According to technicals, the output of this European meeting will be...
nothing spectacular for the bulls.
An image with a thousand lines speaks a million bears...
Quick bearish observations:
- The market is playing a short-term symmetric triangle, which may mean downward continuation.
- The FED speculation rally (which began fiercely with a candlestick pattern that has a close enough resemblance of a morning doji star) did not surpass the 62% Fibonacci resistance.
- The 38% Fibonacci support could not hold the disappointment slide.
- It is highly probable that the market is just starting the third impulsive fractal inside a third ugly downward wave.
- The last candlestick is a "hanging man". What a way to scare the bull army eh?

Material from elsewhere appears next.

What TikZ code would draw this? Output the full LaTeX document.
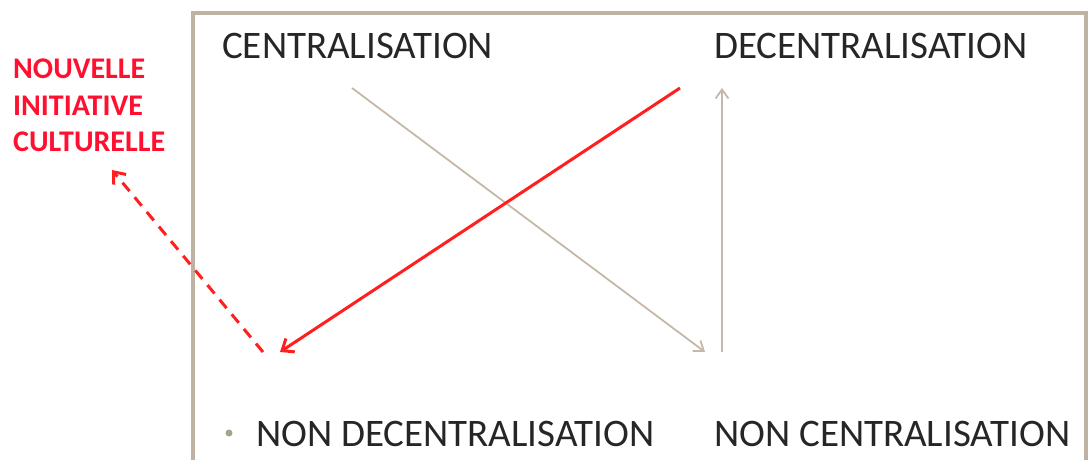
\documentclass[tikz,border=0pt]{standalone}
\usepackage{fontspec}
\setmainfont{Carlito}
\usetikzlibrary{arrows.meta}
\definecolor{frame}{HTML}{C0B2A2}
\definecolor{beige}{HTML}{C4B8A8}
\definecolor{txt}{HTML}{262626}
\definecolor{myred}{HTML}{FF1F1F}
\definecolor{redtxt}{HTML}{FF1030}
\definecolor{bul}{HTML}{A5A58C}
\tikzset{
  lbl/.style={anchor=base west, inner sep=0pt, text=txt, font=\fontsize{39}{44}\selectfont},
  redlbl/.style={anchor=base west, inner sep=0pt, text=redtxt, align=left, font=\bfseries\fontsize{30}{36.7}\selectfont},
  thinarr/.style={draw=beige, line width=1.8pt, -{Straight Barb[length=9pt,width=13pt,line width=1.8pt]}},
  redarr/.style={draw=myred, line width=3pt, -{Straight Barb[length=10pt,width=16pt,line width=3pt]}},
}
\begin{document}
\begin{tikzpicture}[x=1pt,y=-1pt]
\useasboundingbox (0,0) rectangle (1090,459);
\draw[frame, line width=4pt] (193,470) -- (193,13) -- (1086,13) -- (1086,470);
\node[lbl] (c) at (222,58) {CENTRALISATION};
\node[lbl] (d) at (714,58) {DECENTRALISATION};
\node[lbl] (nd) at (256,446) {NON DECENTRALISATION};
\node[lbl] (nc) at (714,446) {NON CENTRALISATION};
\node[circle, fill=bul, inner sep=0pt, minimum size=7pt] (b) at (229,433) {};
\node[redlbl] (nic) at (13,151.7) {NOUVELLE\\INITIATIVE\\CULTURELLE};
\coordinate (a1s) at (352,88);
\coordinate (a1e) at (705,352);
\coordinate (a2s) at (722,352);
\coordinate (a2e) at (722,88);
\coordinate (a3s) at (680,88);
\coordinate (a3e) at (280,352);
\coordinate (a4s) at (263,352);
\coordinate (a4e) at (112,170);
\draw[thinarr] (a1s) -- (a1e);
\draw[thinarr] (a2s) -- (a2e);
\draw[redarr] (a3s) -- (a3e);
\draw[redarr, dash pattern=on 11pt off 8pt] (a4s) -- (a4e);
\end{tikzpicture}
\end{document}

Ross: [cutting the rope on the tree] Why did they hang him so high?
Cogburn: I do not know. Possibly in the belief it'd make him more dead
- True Grit (movie)
In short, technicals are confirming what we already know:
If the meeting output is not good enough, we are going down (which goes in accordance with the hypothesis I discussed in previous articles). If that turns out to be the case, the bond market will let us know in the coming days/weeks how much stress is needed for the politicians to yield and for the central banks to stop saving their bullets for later.
Disclosure: I have no positions in any stocks mentioned, and no plans to initiate any positions within the next 72 hours.